→ **Stored data**:
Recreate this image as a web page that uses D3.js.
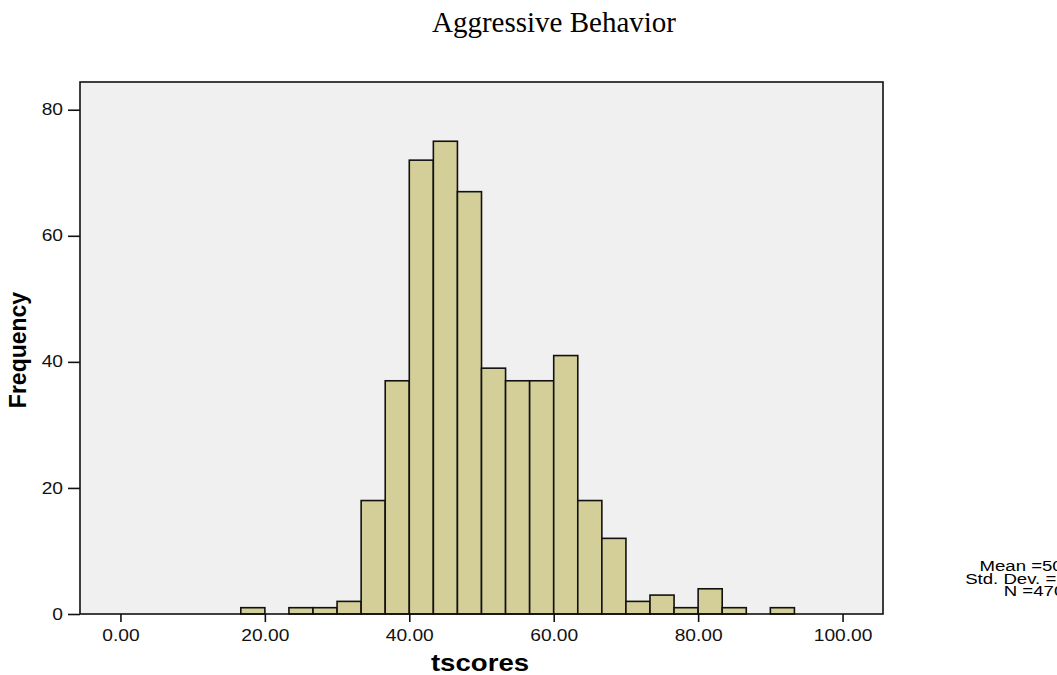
<!DOCTYPE html>
<html>
<head>
<meta charset="utf-8">
<script src="https://cdn.jsdelivr.net/npm/d3@7"></script>
<style>
  body { margin: 0; background: #fff; }
</style>
</head>
<body>
<div id="chart"></div>
<script>
// histogram data (bin width 10/3)
const binStarts = [16.667, 20, 23.333, 26.667, 30, 33.333, 36.667, 40, 43.333, 46.667, 50, 53.333,
                   56.667, 60, 63.333, 66.667, 70, 73.333, 76.667, 80, 83.333, 86.667, 90]
const counts = [1, 0, 1, 1, 2, 18, 37, 72, 75, 67, 39, 37, 37, 41, 18, 12, 2, 3, 1, 4, 1, 0, 1]
const binWidth = 10 / 3
const xTicks = [0, 20, 40, 60, 80, 100]
const yTicks = [0, 20, 40, 60, 80]
const statLines = ['Mean =50.00', 'Std. Dev. =10.00', 'N =470']

const w = 1057, h = 675
const plotL = 80, plotR = 883, plotT = 82, plotB = 614
const sans = '"Liberation Sans", Arial, sans-serif'
const wide = 1.2   // the sans texts of the original look a bit wider than Arial

const svg = d3.select('#chart').append('svg')
    .attr('width', w)
    .attr('height', h)

const xScale = d3.scaleLinear().domain([-5.6, 105.6]).range([plotL, plotR])
const yScale = d3.scaleLinear().domain([0, 84.4]).range([plotB, plotT])

// plot background
svg.append('rect')
    .attr('x', plotL).attr('y', plotT)
    .attr('width', plotR - plotL).attr('height', plotB - plotT)
    .attr('fill', '#f0f0f0')

// bars
svg.selectAll('.bar')
    .data(binStarts.map((s, i) => ({s: s, c: counts[i]})).filter(d => d.c > 0))
    .enter()
    .append('rect')
    .attr('class', 'bar')
    .attr('x', d => xScale(d.s))
    .attr('y', d => yScale(d.c))
    .attr('width', d => xScale(d.s + binWidth) - xScale(d.s))
    .attr('height', d => yScale(0) - yScale(d.c))
    .attr('fill', '#d4cf98')
    .attr('stroke', '#111')
    .attr('stroke-width', 1.6)

// frame
svg.append('rect')
    .attr('x', plotL).attr('y', plotT)
    .attr('width', plotR - plotL).attr('height', plotB - plotT)
    .attr('fill', 'none')
    .attr('stroke', '#111')
    .attr('stroke-width', 1.6)

// axes
const xAxis = d3.axisBottom(xScale).tickValues(xTicks).tickFormat(d3.format('.2f')).tickSize(8).tickPadding(8)
const yAxis = d3.axisLeft(yScale).tickValues(yTicks).tickFormat(d3.format('d')).tickSize(12).tickPadding(5)

const gx = svg.append('g').attr('transform', 'translate(0,' + plotB + ')').call(xAxis)
const gy = svg.append('g').attr('transform', 'translate(' + plotL + ',0)').call(yAxis)
;[gx, gy].forEach(g => {
    g.attr('font-family', sans).attr('font-size', 16)
    g.select('.domain').remove()
    g.selectAll('line').attr('stroke', '#111').attr('stroke-width', 1.6)
    g.selectAll('text').attr('fill', '#111')
        .each(function() {
            const t = d3.select(this)
            const x = +t.attr('x') || 0
            t.attr('x', 0).attr('transform', 'translate(' + x + ',0) scale(' + wide + ',1)')
        })
})

// title and axis labels
svg.append('text')
    .text('Aggressive Behavior')
    .attr('x', 554).attr('y', 32)
    .attr('text-anchor', 'middle')
    .attr('font-family', '"Liberation Serif", "Times New Roman", serif')
    .attr('font-size', 29)

svg.append('text')
    .text('tscores')
    .attr('transform', 'translate(480,671) scale(' + wide + ',1)')
    .attr('text-anchor', 'middle')
    .attr('font-family', sans)
    .attr('font-weight', 'bold')
    .attr('font-size', 23)

svg.append('text')
    .text('Frequency')
    .attr('transform', 'translate(26,350) rotate(-90)')
    .attr('text-anchor', 'middle')
    .attr('font-family', sans)
    .attr('font-weight', 'bold')
    .attr('font-size', 23)

// stats box, runs off the right edge like the original
svg.selectAll('.stat')
    .data(statLines)
    .enter()
    .append('text')
    .attr('class', 'stat')
    .text(d => d)
    .attr('transform', (d, i) => 'translate(1034,' + (571 + i * 12.5) + ') scale(' + wide + ',1)')
    .attr('text-anchor', 'middle')
    .attr('font-family', sans)
    .attr('font-size', 15.5)
</script>
</body>
</html>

→ **Instruction**: Look for "this" and pull out every line that has it.

→ **Reply**:
Recreate this image as a web page that uses D3.js.
            const t = d3.select(this)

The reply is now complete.